## Given material:
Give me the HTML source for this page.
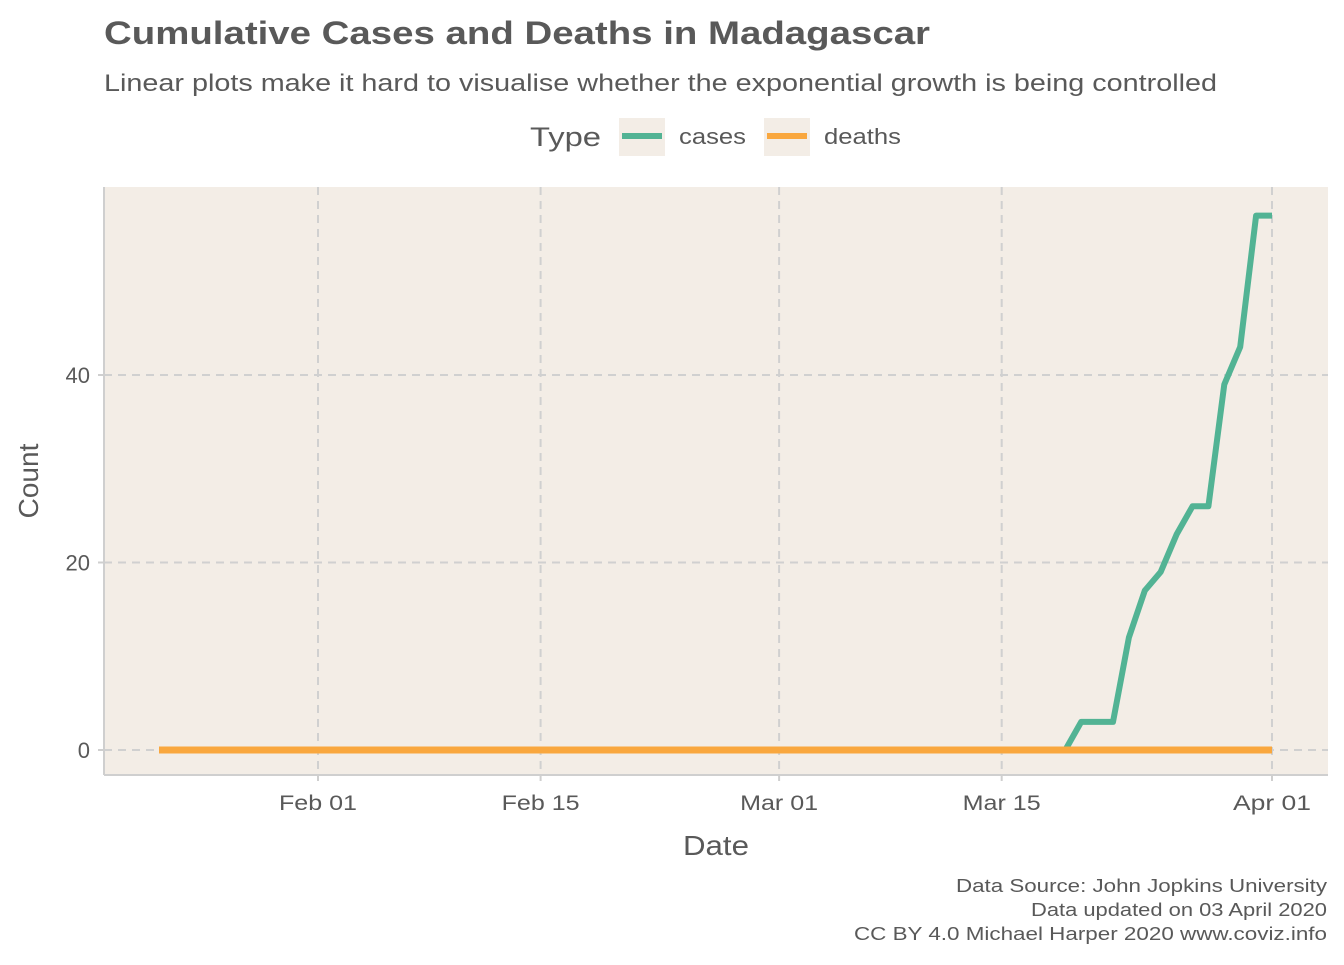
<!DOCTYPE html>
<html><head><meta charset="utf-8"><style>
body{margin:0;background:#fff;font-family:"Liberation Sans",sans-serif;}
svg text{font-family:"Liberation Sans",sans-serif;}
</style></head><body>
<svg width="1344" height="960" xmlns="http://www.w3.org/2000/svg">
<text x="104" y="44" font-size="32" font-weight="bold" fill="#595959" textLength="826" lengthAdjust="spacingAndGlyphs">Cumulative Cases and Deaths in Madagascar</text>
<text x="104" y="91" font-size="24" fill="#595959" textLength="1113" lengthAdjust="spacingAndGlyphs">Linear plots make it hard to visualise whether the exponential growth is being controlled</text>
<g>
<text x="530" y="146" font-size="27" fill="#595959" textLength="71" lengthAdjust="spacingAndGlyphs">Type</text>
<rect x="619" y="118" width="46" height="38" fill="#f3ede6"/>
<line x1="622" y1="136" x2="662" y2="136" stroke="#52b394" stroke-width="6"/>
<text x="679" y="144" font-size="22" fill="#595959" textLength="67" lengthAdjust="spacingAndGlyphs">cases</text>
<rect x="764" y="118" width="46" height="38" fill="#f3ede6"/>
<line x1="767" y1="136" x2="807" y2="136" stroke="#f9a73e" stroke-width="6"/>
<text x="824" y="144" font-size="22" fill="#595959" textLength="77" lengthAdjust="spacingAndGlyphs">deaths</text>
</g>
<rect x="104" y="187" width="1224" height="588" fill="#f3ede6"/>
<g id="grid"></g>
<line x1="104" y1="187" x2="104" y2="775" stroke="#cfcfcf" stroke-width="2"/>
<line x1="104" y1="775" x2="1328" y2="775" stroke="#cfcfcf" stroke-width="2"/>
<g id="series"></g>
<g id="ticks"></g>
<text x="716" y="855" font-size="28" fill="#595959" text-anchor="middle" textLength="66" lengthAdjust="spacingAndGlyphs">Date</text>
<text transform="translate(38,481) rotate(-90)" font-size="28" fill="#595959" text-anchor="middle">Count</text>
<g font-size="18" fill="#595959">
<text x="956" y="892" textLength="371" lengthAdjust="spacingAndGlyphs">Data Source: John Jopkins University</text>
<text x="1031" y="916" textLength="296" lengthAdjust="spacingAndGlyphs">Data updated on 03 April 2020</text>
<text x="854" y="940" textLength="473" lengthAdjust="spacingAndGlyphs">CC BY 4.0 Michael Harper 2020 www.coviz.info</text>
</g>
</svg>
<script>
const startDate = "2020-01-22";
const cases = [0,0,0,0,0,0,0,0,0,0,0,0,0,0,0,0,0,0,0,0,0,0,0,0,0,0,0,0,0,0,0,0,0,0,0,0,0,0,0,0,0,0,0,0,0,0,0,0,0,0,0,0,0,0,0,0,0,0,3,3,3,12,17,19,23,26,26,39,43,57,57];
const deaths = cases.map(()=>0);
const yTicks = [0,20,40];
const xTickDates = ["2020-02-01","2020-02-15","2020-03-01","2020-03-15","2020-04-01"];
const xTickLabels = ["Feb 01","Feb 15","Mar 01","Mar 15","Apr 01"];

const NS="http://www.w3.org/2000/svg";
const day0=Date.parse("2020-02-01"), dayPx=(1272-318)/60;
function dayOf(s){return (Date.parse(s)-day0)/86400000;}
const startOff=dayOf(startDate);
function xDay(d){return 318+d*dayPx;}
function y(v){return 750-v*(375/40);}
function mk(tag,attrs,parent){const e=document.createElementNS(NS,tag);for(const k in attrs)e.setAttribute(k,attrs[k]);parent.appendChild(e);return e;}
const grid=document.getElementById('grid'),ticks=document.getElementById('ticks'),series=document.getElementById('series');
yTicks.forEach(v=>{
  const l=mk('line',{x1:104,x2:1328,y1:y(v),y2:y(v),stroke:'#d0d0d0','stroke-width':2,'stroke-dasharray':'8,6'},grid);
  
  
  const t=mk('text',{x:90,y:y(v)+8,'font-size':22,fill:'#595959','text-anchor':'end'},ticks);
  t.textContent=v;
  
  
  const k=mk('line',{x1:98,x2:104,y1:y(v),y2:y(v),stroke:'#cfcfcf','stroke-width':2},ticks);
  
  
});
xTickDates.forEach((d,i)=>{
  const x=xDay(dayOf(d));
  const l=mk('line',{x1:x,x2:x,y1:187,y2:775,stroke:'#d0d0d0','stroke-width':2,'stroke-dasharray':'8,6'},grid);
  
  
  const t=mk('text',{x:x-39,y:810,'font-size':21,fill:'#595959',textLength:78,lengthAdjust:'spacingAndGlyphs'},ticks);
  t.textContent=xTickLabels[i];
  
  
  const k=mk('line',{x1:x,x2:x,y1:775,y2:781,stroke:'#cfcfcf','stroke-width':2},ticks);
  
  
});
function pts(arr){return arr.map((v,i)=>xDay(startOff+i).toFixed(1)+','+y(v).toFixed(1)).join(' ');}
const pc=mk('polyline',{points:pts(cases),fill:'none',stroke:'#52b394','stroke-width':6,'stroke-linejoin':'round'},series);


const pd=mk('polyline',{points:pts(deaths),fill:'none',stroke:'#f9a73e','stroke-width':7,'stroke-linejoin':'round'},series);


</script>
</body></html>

## Exercise details:
All of the data above should be quoted exactly, except for the pictures.

## Solved exercise:
Give me the HTML source for this page.
<!DOCTYPE html>
<html><head><meta charset="utf-8"><style>
body{margin:0;background:#fff;font-family:"Liberation Sans",sans-serif;}
svg text{font-family:"Liberation Sans",sans-serif;}
</style></head><body>
<svg width="1344" height="960" xmlns="http://www.w3.org/2000/svg">
<text x="104" y="44" font-size="32" font-weight="bold" fill="#595959" textLength="826" lengthAdjust="spacingAndGlyphs">Cumulative Cases and Deaths in Madagascar</text>
<text x="104" y="91" font-size="24" fill="#595959" textLength="1113" lengthAdjust="spacingAndGlyphs">Linear plots make it hard to visualise whether the exponential growth is being controlled</text>
<g>
<text x="530" y="146" font-size="27" fill="#595959" textLength="71" lengthAdjust="spacingAndGlyphs">Type</text>
<rect x="619" y="118" width="46" height="38" fill="#f3ede6"/>
<line x1="622" y1="136" x2="662" y2="136" stroke="#52b394" stroke-width="6"/>
<text x="679" y="144" font-size="22" fill="#595959" textLength="67" lengthAdjust="spacingAndGlyphs">cases</text>
<rect x="764" y="118" width="46" height="38" fill="#f3ede6"/>
<line x1="767" y1="136" x2="807" y2="136" stroke="#f9a73e" stroke-width="6"/>
<text x="824" y="144" font-size="22" fill="#595959" textLength="77" lengthAdjust="spacingAndGlyphs">deaths</text>
</g>
<rect x="104" y="187" width="1224" height="588" fill="#f3ede6"/>
<g id="grid"></g>
<line x1="104" y1="187" x2="104" y2="775" stroke="#cfcfcf" stroke-width="2"/>
<line x1="104" y1="775" x2="1328" y2="775" stroke="#cfcfcf" stroke-width="2"/>
<g id="series"></g>
<g id="ticks"></g>
<text x="716" y="855" font-size="28" fill="#595959" text-anchor="middle" textLength="66" lengthAdjust="spacingAndGlyphs">Date</text>
<text transform="translate(38,481) rotate(-90)" font-size="28" fill="#595959" text-anchor="middle">Count</text>
<g font-size="18" fill="#595959">
<text x="956" y="892" textLength="371" lengthAdjust="spacingAndGlyphs">Data Source: John Jopkins University</text>
<text x="1031" y="916" textLength="296" lengthAdjust="spacingAndGlyphs">Data updated on 03 April 2020</text>
<text x="854" y="940" textLength="473" lengthAdjust="spacingAndGlyphs">CC BY 4.0 Michael Harper 2020 www.coviz.info</text>
</g>
</svg>
<script>
const startDate = "2020-01-22";
const cases = [0,0,0,0,0,0,0,0,0,0,0,0,0,0,0,0,0,0,0,0,0,0,0,0,0,0,0,0,0,0,0,0,0,0,0,0,0,0,0,0,0,0,0,0,0,0,0,0,0,0,0,0,0,0,0,0,0,0,3,3,3,12,17,19,23,26,26,39,43,57,57];
const deaths = cases.map(()=>0);
const yTicks = [0,20,40];
const xTickDates = ["2020-02-01","2020-02-15","2020-03-01","2020-03-15","2020-04-01"];
const xTickLabels = ["Feb 01","Feb 15","Mar 01","Mar 15","Apr 01"];

const NS="http://www.w3.org/2000/svg";
const day0=Date.parse("2020-02-01"), dayPx=(1272-318)/60;
function dayOf(s){return (Date.parse(s)-day0)/86400000;}
const startOff=dayOf(startDate);
function xDay(d){return 318+d*dayPx;}
function y(v){return 750-v*(375/40);}
function mk(tag,attrs,parent){const e=document.createElementNS(NS,tag);for(const k in attrs)e.setAttribute(k,attrs[k]);parent.appendChild(e);return e;}
const grid=document.getElementById('grid'),ticks=document.getElementById('ticks'),series=document.getElementById('series');
yTicks.forEach(v=>{
  const l=mk('line',{x1:104,x2:1328,y1:y(v),y2:y(v),stroke:'#d0d0d0','stroke-width':2,'stroke-dasharray':'8,6'},grid);
  
  
  const t=mk('text',{x:90,y:y(v)+8,'font-size':22,fill:'#595959','text-anchor':'end'},ticks);
  t.textContent=v;
  
  
  const k=mk('line',{x1:98,x2:104,y1:y(v),y2:y(v),stroke:'#cfcfcf','stroke-width':2},ticks);
  
  
});
xTickDates.forEach((d,i)=>{
  const x=xDay(dayOf(d));
  const l=mk('line',{x1:x,x2:x,y1:187,y2:775,stroke:'#d0d0d0','stroke-width':2,'stroke-dasharray':'8,6'},grid);
  
  
  const t=mk('text',{x:x-39,y:810,'font-size':21,fill:'#595959',textLength:78,lengthAdjust:'spacingAndGlyphs'},ticks);
  t.textContent=xTickLabels[i];
  
  
  const k=mk('line',{x1:x,x2:x,y1:775,y2:781,stroke:'#cfcfcf','stroke-width':2},ticks);
  
  
});
function pts(arr){return arr.map((v,i)=>xDay(startOff+i).toFixed(1)+','+y(v).toFixed(1)).join(' ');}
const pc=mk('polyline',{points:pts(cases),fill:'none',stroke:'#52b394','stroke-width':6,'stroke-linejoin':'round'},series);


const pd=mk('polyline',{points:pts(deaths),fill:'none',stroke:'#f9a73e','stroke-width':7,'stroke-linejoin':'round'},series);


</script>
</body></html>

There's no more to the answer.